Investors looking for relatively higher returns than debt funds and wanting some equity exposure with lower volatility can consider investing in equity savings funds.

Equity saving funds, one of the hybrid fund categories, have been gaining investor attention lately, given their tax efficiency, and stability in returns. These funds combine debt, equity and arbitrage opportunities to offer better post-tax returns than bank fixed deposits.

Taxation

Since these schemes allocate at least 65 per cent of their portfolio to equity and arbitrage opportunities, they are treated as equity funds for tax purposes. As per the current tax structure, dividends and capital gains (if redeemed after a year) under these funds are taxed at 10 per cent (plus, surcharge, if any, and cess).
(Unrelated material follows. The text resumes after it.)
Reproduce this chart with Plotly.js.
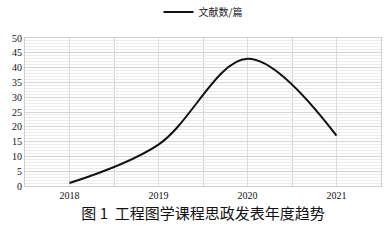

Investors with a medium risk profile and with at least a three- year time-frame can consider investing in these schemes.

Currently, there are 22 funds under this category; most of them have a track record of around five years.

HDFC Equity Savings is one of the better-performing funds in the category. Its fundamental attributes and name were changed from HDFC Multiple Yield Fund on December 16, 2015. It has delivered a compounded annualised return of 10 per cent since then.

The fund has beaten the category by a huge margin over one-, two- and three-year time-frames, clocking 3.2 per cent, 4.6 per cent and 10.7 per cent annual returns, respectively. The category generated 2.1 per cent, 4.2 and 6.9 per cent annual returns, respectively, during the same periods.

The exposure to debt papers and hedged positions reduces the fund’s volatility which is inherent to directional equity exposure.

The scheme allocates 15-40 per cent to equities, providing a kicker to returns. An allocation of 10-35 per cent to debt papers offers stable returns with low volatility.

The scheme tries to capitalise its arbitrage strategy by allocating 25-75 per cent to arbitrage based on the market condition. Under the arbitrage strategy, the fund takes advantage of the price differentials in various market segments such as cash and futures market. Active use of derivatives helps it to not only reduce the volatility of returns but also earn some extra returns.

Portfolio

As per the latest portfolio (April 2019), HDFC Equity Savings has maintained 31 per cent of its portfolio in hedged (arbitrage) and 38 per cent in unhedged equity. The fund follows a multi-cap approach, though it tilts towards large-cap stocks. The ratio of large- to mid-cap stocks as per the latest portfolio stands at 87:13. The large-cap slant lends comfort in volatile markets.

In the fixed-income portfolio, the fund invests in a mix of AAA, AA and A rated corporate debt and G-Secs.

As per the latest portfolio, the fund has invested about 7, 6.6 and 5 per cent in AAA, AA and A rated NCDs (non-convertible debentures), respectively. Exposure to A rated debt papers includes Punjab National Bank and Syndicate Bank. The average maturity of the scheme has been 1-2 years.